───── Data block

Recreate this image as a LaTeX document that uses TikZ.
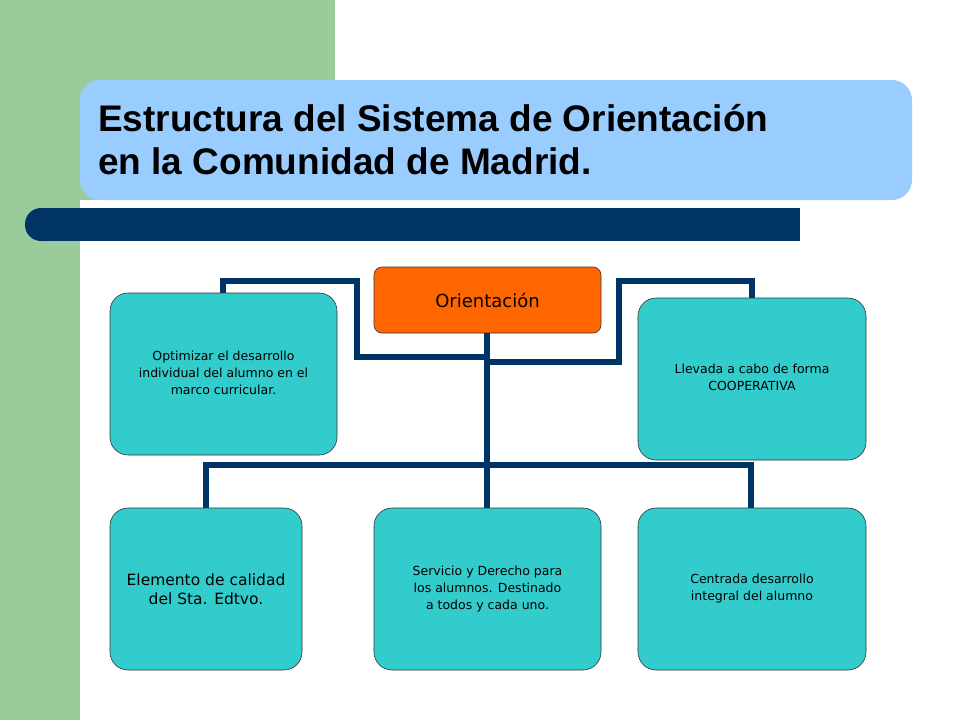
\documentclass[tikz,border=0pt]{standalone}
\usepackage{fontspec}
\setmainfont{Liberation Sans}
\newfontfamily\boxfont{DejaVu Sans}
\begin{document}
\begin{tikzpicture}[x=1pt,y=-1pt,
  box/.style={draw=black!80,line width=0.6pt,fill=cyanbox,rounded corners=18pt,inner sep=0pt,align=center,font=\boxfont\fontsize{12.5}{17}\selectfont},
  conn/.style={draw=navy,line width=6pt}]
\definecolor{cyanbox}{HTML}{33CCCC}
\definecolor{navy}{HTML}{003366}
\definecolor{greenbg}{HTML}{99CC99}
\definecolor{titlebg}{HTML}{99CCFF}
\definecolor{orangebox}{HTML}{FF6600}
\useasboundingbox (0,0) rectangle (960,720);
\fill[white] (0,0) rectangle (960,720);
\fill[greenbg] (0,0) rectangle (335,200);
\fill[greenbg] (0,0) rectangle (80,720);
\fill[titlebg,rounded corners=20pt] (80,80) rectangle (912,200);
\node[anchor=west,align=left,inner sep=0pt,font=\bfseries\fontsize{37}{43}\selectfont] (title) at (98,140) {Estructura del Sistema de Orientación\\en la Comunidad de Madrid.};
\fill[navy,rounded corners=16pt] (25,208) rectangle (60,241);
\fill[navy] (42,208) rectangle (800,241);
\node[box,fill=orangebox,rounded corners=8pt,minimum width=227pt,minimum height=66pt,font=\boxfont\fontsize{18}{20}\selectfont] (ori) at (487.5,300) {Orientación};
\coordinate (lt) at (223,293);
\coordinate (rt) at (752,298);
\coordinate (bl) at (206,508);
\coordinate (bc) at (487,508);
\coordinate (br) at (751,508);
\draw[conn] (lt) -- (223,281) -- (357,281) -- (357,357) -- (487,357);
\draw[conn] (rt) -- (752,281) -- (619,281) -- (619,362) -- (487,362);
\draw[conn] (ori.south -| 487,0) -- (487,465);
\draw[conn,line cap=rect] (bl) -- (206,465) -- (751,465) -- (br);
\draw[conn] (487,465) -- (bc);
\node[box,minimum width=227pt,minimum height=162pt] (b1) at (223.5,374) {\raisebox{7pt}{\begin{tabular}{@{}c@{}}Optimizar el desarrollo\\individual del alumno en el\\marco curricular.\end{tabular}}};
\node[box,minimum width=228pt,minimum height=162pt] (b2) at (752,379) {\raisebox{10pt}{\begin{tabular}{@{}c@{}}Llevada a cabo de forma\\COOPERATIVA\end{tabular}}};
\node[box,minimum width=192pt,minimum height=162pt,font=\boxfont\fontsize{15.5}{19}\selectfont] (b3) at (206,589) {Elemento de calidad\\del Sta. Edtvo.};
\node[box,minimum width=227pt,minimum height=162pt] (b4) at (487.5,589) {\raisebox{2pt}{\begin{tabular}{@{}c@{}}Servicio y Derecho para\\los alumnos. Destinado\\a todos y cada uno.\end{tabular}}};
\node[box,minimum width=228pt,minimum height=162pt] (b5) at (752,589) {\raisebox{2pt}{\begin{tabular}{@{}c@{}}Centrada desarrollo\\integral del alumno\end{tabular}}};
\end{tikzpicture}
\end{document}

──────────

Required task.
Copy each line above precisely, dropping the pictures.

Answer to the exercise.
Recreate this image as a LaTeX document that uses TikZ.
\documentclass[tikz,border=0pt]{standalone}
\usepackage{fontspec}
\setmainfont{Liberation Sans}
\newfontfamily\boxfont{DejaVu Sans}
\begin{document}
\begin{tikzpicture}[x=1pt,y=-1pt,
  box/.style={draw=black!80,line width=0.6pt,fill=cyanbox,rounded corners=18pt,inner sep=0pt,align=center,font=\boxfont\fontsize{12.5}{17}\selectfont},
  conn/.style={draw=navy,line width=6pt}]
\definecolor{cyanbox}{HTML}{33CCCC}
\definecolor{navy}{HTML}{003366}
\definecolor{greenbg}{HTML}{99CC99}
\definecolor{titlebg}{HTML}{99CCFF}
\definecolor{orangebox}{HTML}{FF6600}
\useasboundingbox (0,0) rectangle (960,720);
\fill[white] (0,0) rectangle (960,720);
\fill[greenbg] (0,0) rectangle (335,200);
\fill[greenbg] (0,0) rectangle (80,720);
\fill[titlebg,rounded corners=20pt] (80,80) rectangle (912,200);
\node[anchor=west,align=left,inner sep=0pt,font=\bfseries\fontsize{37}{43}\selectfont] (title) at (98,140) {Estructura del Sistema de Orientación\\en la Comunidad de Madrid.};
\fill[navy,rounded corners=16pt] (25,208) rectangle (60,241);
\fill[navy] (42,208) rectangle (800,241);
\node[box,fill=orangebox,rounded corners=8pt,minimum width=227pt,minimum height=66pt,font=\boxfont\fontsize{18}{20}\selectfont] (ori) at (487.5,300) {Orientación};
\coordinate (lt) at (223,293);
\coordinate (rt) at (752,298);
\coordinate (bl) at (206,508);
\coordinate (bc) at (487,508);
\coordinate (br) at (751,508);
\draw[conn] (lt) -- (223,281) -- (357,281) -- (357,357) -- (487,357);
\draw[conn] (rt) -- (752,281) -- (619,281) -- (619,362) -- (487,362);
\draw[conn] (ori.south -| 487,0) -- (487,465);
\draw[conn,line cap=rect] (bl) -- (206,465) -- (751,465) -- (br);
\draw[conn] (487,465) -- (bc);
\node[box,minimum width=227pt,minimum height=162pt] (b1) at (223.5,374) {\raisebox{7pt}{\begin{tabular}{@{}c@{}}Optimizar el desarrollo\\individual del alumno en el\\marco curricular.\end{tabular}}};
\node[box,minimum width=228pt,minimum height=162pt] (b2) at (752,379) {\raisebox{10pt}{\begin{tabular}{@{}c@{}}Llevada a cabo de forma\\COOPERATIVA\end{tabular}}};
\node[box,minimum width=192pt,minimum height=162pt,font=\boxfont\fontsize{15.5}{19}\selectfont] (b3) at (206,589) {Elemento de calidad\\del Sta. Edtvo.};
\node[box,minimum width=227pt,minimum height=162pt] (b4) at (487.5,589) {\raisebox{2pt}{\begin{tabular}{@{}c@{}}Servicio y Derecho para\\los alumnos. Destinado\\a todos y cada uno.\end{tabular}}};
\node[box,minimum width=228pt,minimum height=162pt] (b5) at (752,589) {\raisebox{2pt}{\begin{tabular}{@{}c@{}}Centrada desarrollo\\integral del alumno\end{tabular}}};
\end{tikzpicture}
\end{document}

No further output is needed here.